Exercise task.
Everything from the first line of the data through the line with "var yTicks = [0, -2, -4, -6, -8, -10, -12, -14];" is to be echoed exactly, minus the pictures.

╭─ Entries supplied

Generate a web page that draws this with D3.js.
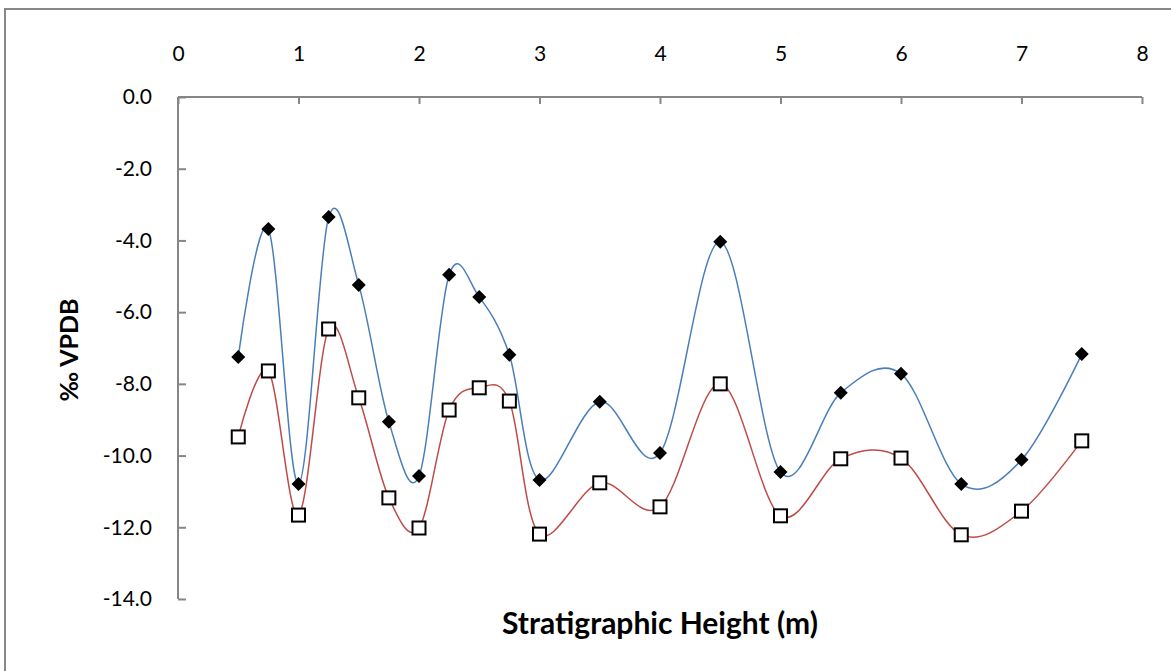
<!DOCTYPE html>
<html>
<head>
<meta charset="utf-8">
<script src="https://cdn.jsdelivr.net/npm/d3@7"></script>
<style>
  body { margin: 0; background: #fff; }
  text { font-family: Lato, "Open Sans", sans-serif; fill: #000; }
</style>
</head>
<body>
<script>
// stratigraphic height (m)
var heights = [0.5, 0.75, 1.0, 1.25, 1.5, 1.75, 2.0, 2.25, 2.5, 2.75, 3.0, 3.5, 4.0, 4.5, 5.0, 5.5, 6.0, 6.5, 7.0, 7.5];
// diamond series (blue line)
var seriesA = [-7.25, -3.68, -10.79, -3.35, -5.24, -9.06, -10.57, -4.96, -5.58, -7.19, -10.68, -8.5, -9.93, -4.04, -10.46, -8.25, -7.72, -10.79, -10.12, -7.17];
// square series (red line)
var seriesB = [-9.48, -7.64, -11.66, -6.47, -8.39, -11.18, -12.02, -8.73, -8.11, -8.48, -12.19, -10.76, -11.43, -8.0, -11.68, -10.09, -10.07, -12.21, -11.55, -9.59];
var xTicks = [0, 1, 2, 3, 4, 5, 6, 7, 8];
var yTicks = [0, -2, -4, -6, -8, -10, -12, -14];

var width = 1171, height = 671;
var svg = d3.select("body").append("svg")
    .attr("width", width)
    .attr("height", height);

// outer chart border
svg.append("rect")
    .attr("x", 5).attr("y", 9)
    .attr("width", 1180).attr("height", 680)
    .attr("fill", "none")
    .attr("stroke", "#888")
    .attr("stroke-width", 2);

var x = d3.scaleLinear().domain([0, 8]).range([178, 1142]);
var y = d3.scaleLinear().domain([0, -14]).range([97, 599]);

var axisColor = "#868686";

// top x axis
var gx = svg.append("g")
    .attr("transform", "translate(0," + y(0) + ")")
    .call(d3.axisTop(x).tickValues(xTicks).tickSize(-7).tickPadding(0).tickFormat(d3.format("d")));
gx.select(".domain").attr("stroke", axisColor).attr("stroke-width", 2).attr("d", "M" + x(0) + ",0H" + x(8));
gx.selectAll(".tick line").attr("stroke", axisColor).attr("stroke-width", 2);
gx.selectAll(".tick text")
    .attr("y", -36)
    .style("font-size", "21px")
    .style("font-family", "Lato, 'Open Sans', sans-serif")
    .attr("fill", "#000");

// left y axis; plain hyphen as minus sign
var yFmt = function (d) { return d.toFixed(1); };
var gy = svg.append("g")
    .attr("transform", "translate(" + x(0) + ",0)")
    .call(d3.axisLeft(y).tickValues(yTicks).tickSize(-8).tickPadding(0).tickFormat(yFmt));
gy.select(".domain").attr("stroke", axisColor).attr("stroke-width", 2).attr("d", "M0," + y(0) + "V" + y(-14));
gy.selectAll(".tick line").attr("stroke", axisColor).attr("stroke-width", 2);
gy.selectAll(".tick text")
    .attr("x", -26)
    .style("font-size", "21px")
    .style("font-family", "Lato, 'Open Sans', sans-serif")
    .attr("fill", "#000");

// smoothed lines
var line = d3.line().curve(d3.curveCardinal.tension(0));
function pts(vals) {
    return heights.map(function (h, i) { return [x(h), y(vals[i])]; });
}
svg.append("path")
    .attr("d", line(pts(seriesA)))
    .attr("fill", "none")
    .attr("stroke", "#4a7ebb")
    .attr("stroke-width", 1.5);
svg.append("path")
    .attr("d", line(pts(seriesB)))
    .attr("fill", "none")
    .attr("stroke", "#be4b48")
    .attr("stroke-width", 1.5);

// markers
svg.append("g").selectAll("path")
    .data(pts(seriesA))
    .enter().append("path")
    .attr("d", d3.symbol().type(d3.symbolSquare).size(98))
    .attr("transform", function (d) { return "translate(" + d[0] + "," + d[1] + ") rotate(45)"; })
    .attr("fill", "#000");

svg.append("g").selectAll("rect")
    .data(pts(seriesB))
    .enter().append("rect")
    .attr("x", function (d) { return d[0] - 6.5; })
    .attr("y", function (d) { return d[1] - 6.5; })
    .attr("width", 13).attr("height", 13)
    .attr("fill", "#fff")
    .attr("stroke", "#000")
    .attr("stroke-width", 2);

// axis titles
svg.append("text")
    .attr("x", 660).attr("y", 634)
    .attr("text-anchor", "middle")
    .style("font-size", "30px")
    .style("font-weight", "bold")
    .text("Stratigraphic Height (m)");

svg.append("text")
    .attr("transform", "translate(78,350) rotate(-90)")
    .attr("text-anchor", "middle")
    .style("font-size", "25px")
    .style("font-weight", "bold")
    .text("‰ VPDB");
</script>
</body>
</html>
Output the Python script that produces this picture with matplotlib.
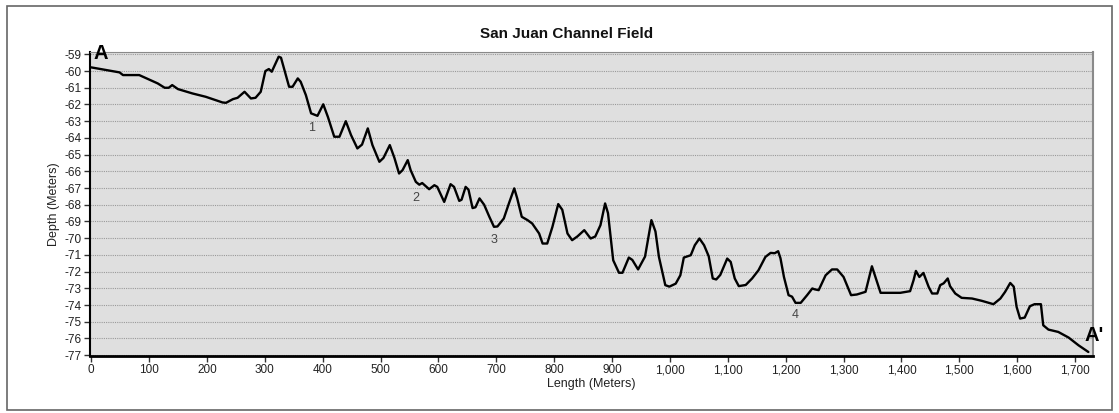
import matplotlib
matplotlib.use("Agg")
from matplotlib import pyplot as plt
from matplotlib.patches import Rectangle
from matplotlib.ticker import FuncFormatter

plt.rcParams['font.family'] = ['Liberation Sans', 'DejaVu Sans']

# Profile along A - A' (length in meters, depth in meters)
length_m = [0, 26, 49, 55, 83, 115, 127, 134, 140, 150, 175, 198, 227, 233, 245, 253,
            265, 276, 284, 293, 301, 307, 312, 324, 328, 342, 348, 357, 362, 371,
            380, 391, 401, 409, 420, 429, 440, 449, 460, 468, 478, 486, 498, 505,
            516, 524, 532, 538, 547, 552, 561, 567, 572, 584, 593, 598, 610, 621,
            627, 636, 640, 647, 652, 659, 664, 671, 679, 688, 696, 702, 713, 722,
            731, 736, 744, 754, 762, 774, 780, 788, 797, 807, 814, 823, 831, 840,
            852, 863, 871, 880, 888, 893, 902, 912, 918, 929, 935, 945, 957, 968,
            975, 981, 992, 999, 1010, 1018, 1024, 1036, 1043, 1051, 1059, 1067,
            1074, 1080, 1087, 1099, 1105, 1112, 1119, 1131, 1142, 1153, 1165,
            1174, 1181, 1187, 1191, 1197, 1205, 1211, 1217, 1226, 1237, 1246,
            1250, 1257, 1269, 1280, 1289, 1300, 1306, 1313, 1323, 1338, 1343,
            1349, 1355, 1364, 1398, 1415, 1421, 1425, 1431, 1438, 1447, 1453,
            1462, 1467, 1473, 1480, 1484, 1493, 1504, 1522, 1539, 1559, 1571,
            1579, 1588, 1594, 1599, 1605, 1613, 1622, 1630, 1641, 1645, 1654,
            1671, 1689, 1706, 1723]
depth_m = [-59.78, -59.94, -60.08, -60.24, -60.24, -60.74, -61.0, -61.0, -60.84,
           -61.08, -61.34, -61.54, -61.88, -61.9, -61.68, -61.6, -61.24, -61.64,
           -61.6, -61.24, -60.0, -59.88, -60.04, -59.14, -59.2, -60.94, -60.94,
           -60.44, -60.64, -61.44, -62.53, -62.68, -61.99, -62.74, -63.93, -63.93,
           -63.0, -63.83, -64.63, -64.4, -63.43, -64.43, -65.43, -65.2, -64.43,
           -65.2, -66.13, -65.93, -65.33, -65.93, -66.63, -66.8, -66.7, -67.07,
           -66.83, -66.93, -67.83, -66.77, -66.93, -67.77, -67.7, -66.93, -67.1,
           -68.2, -68.15, -67.62, -68.0, -68.72, -69.32, -69.3, -68.82, -67.9,
           -67.02, -67.6, -68.72, -68.92, -69.12, -69.72, -70.32, -70.32, -69.32,
           -67.96, -68.3, -69.72, -70.12, -69.9, -69.52, -70.02, -69.9, -69.22,
           -67.92, -68.5, -71.32, -72.07, -72.07, -71.16, -71.3, -71.87, -71.1,
           -68.92, -69.6, -71.12, -72.81, -72.9, -72.72, -72.22, -71.16, -71.02,
           -70.42, -70.02, -70.42, -71.08, -72.41, -72.47, -72.2, -71.22, -71.42,
           -72.41, -72.87, -72.8, -72.41, -71.92, -71.12, -70.88, -70.9, -70.78,
           -71.2, -72.32, -73.41, -73.5, -73.87, -73.87, -73.41, -73.01, -73.06,
           -73.11, -72.22, -71.87, -71.87, -72.32, -72.82, -73.41, -73.37, -73.21,
           -72.51, -71.68, -72.32, -73.27, -73.27, -73.17, -72.51, -71.96, -72.32,
           -72.08, -72.91, -73.31, -73.31, -72.81, -72.7, -72.41, -72.87, -73.31,
           -73.57, -73.61, -73.75, -73.95, -73.61, -73.22, -72.68, -72.9, -74.11,
           -74.81, -74.75, -74.07, -73.95, -73.95, -75.21, -75.47, -75.61, -75.95,
           -76.41, -76.81]

# Numbered features along the profile
feature_labels = ["1", "2", "3", "4"]
feature_x = [380, 561, 696, 1216]
feature_y = [-63.4, -67.6, -70.1, -74.6]

x_ticks = list(range(0, 1800, 100))
y_ticks = list(range(-77, -58))

fig = plt.figure(figsize=(11.19, 4.13), dpi=100)
fig.patches.append(Rectangle((7 / 1119, 3 / 413), 1105 / 1119, 404 / 413,
                             transform=fig.transFigure, fill=False,
                             edgecolor="#666666", linewidth=1.2))

ax = fig.add_axes([90 / 1119, 1 - 356 / 413, 1003 / 1119, 304 / 413])
ax.set_facecolor("#dfdfdf")

ax.plot(length_m, depth_m, color="black", linewidth=1.7,
        solid_joinstyle="round", solid_capstyle="round")

ax.set_xlim(-2, 1731)
ax.set_ylim(-77.05, -58.86)
ax.set_xticks(x_ticks)
ax.set_yticks(y_ticks)
ax.xaxis.set_major_formatter(FuncFormatter(lambda v, p: f"{int(v):,}"))
ax.yaxis.set_major_formatter(FuncFormatter(lambda v, p: f"-{abs(int(v))}"))
ax.tick_params(axis="both", labelsize=8.5, labelcolor="#222222", length=4,
               width=1, color="#333333", pad=2)

ax.grid(axis="y", color="#9a9a9a", linestyle=(0, (1, 1)), linewidth=0.8)
ax.set_axisbelow(True)

ax.spines["left"].set_linewidth(1.5)
ax.spines["bottom"].set_linewidth(2)
ax.spines["top"].set_color("#8a8a8a")
ax.spines["right"].set_color("#8a8a8a")
ax.spines["right"].set_linewidth(1.5)

ax.set_xlabel("Length (Meters)", fontsize=9, color="#222222", labelpad=1)
ax.set_ylabel("Depth (Meters)", fontsize=9, color="#222222", labelpad=3)
fig.text(567 / 1119, 1 - 34 / 413, "San Juan Channel Field", ha="center",
         va="center", fontsize=11, fontweight="bold", color="#111111")

for label, fx, fy in zip(feature_labels, feature_x, feature_y):
    ax.text(fx, fy, label, ha="center", va="center", fontsize=9, color="#444444")

ax.text(17, -58.95, "A", ha="center", va="center", fontsize=14.5,
        fontweight="bold", clip_on=False)
ax.text(1733, -75.85, "A'", ha="center", va="center", fontsize=14.5,
        fontweight="bold", clip_on=False)

fig.savefig("out.png", dpi=100)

╰─

Full solution.
Generate a web page that draws this with D3.js.
<!DOCTYPE html>
<html>
<head>
<meta charset="utf-8">
<script src="https://cdn.jsdelivr.net/npm/d3@7"></script>
<style>
  body { margin: 0; background: #fff; }
  text { font-family: Lato, "Open Sans", sans-serif; fill: #000; }
</style>
</head>
<body>
<script>
// stratigraphic height (m)
var heights = [0.5, 0.75, 1.0, 1.25, 1.5, 1.75, 2.0, 2.25, 2.5, 2.75, 3.0, 3.5, 4.0, 4.5, 5.0, 5.5, 6.0, 6.5, 7.0, 7.5];
// diamond series (blue line)
var seriesA = [-7.25, -3.68, -10.79, -3.35, -5.24, -9.06, -10.57, -4.96, -5.58, -7.19, -10.68, -8.5, -9.93, -4.04, -10.46, -8.25, -7.72, -10.79, -10.12, -7.17];
// square series (red line)
var seriesB = [-9.48, -7.64, -11.66, -6.47, -8.39, -11.18, -12.02, -8.73, -8.11, -8.48, -12.19, -10.76, -11.43, -8.0, -11.68, -10.09, -10.07, -12.21, -11.55, -9.59];
var xTicks = [0, 1, 2, 3, 4, 5, 6, 7, 8];
var yTicks = [0, -2, -4, -6, -8, -10, -12, -14];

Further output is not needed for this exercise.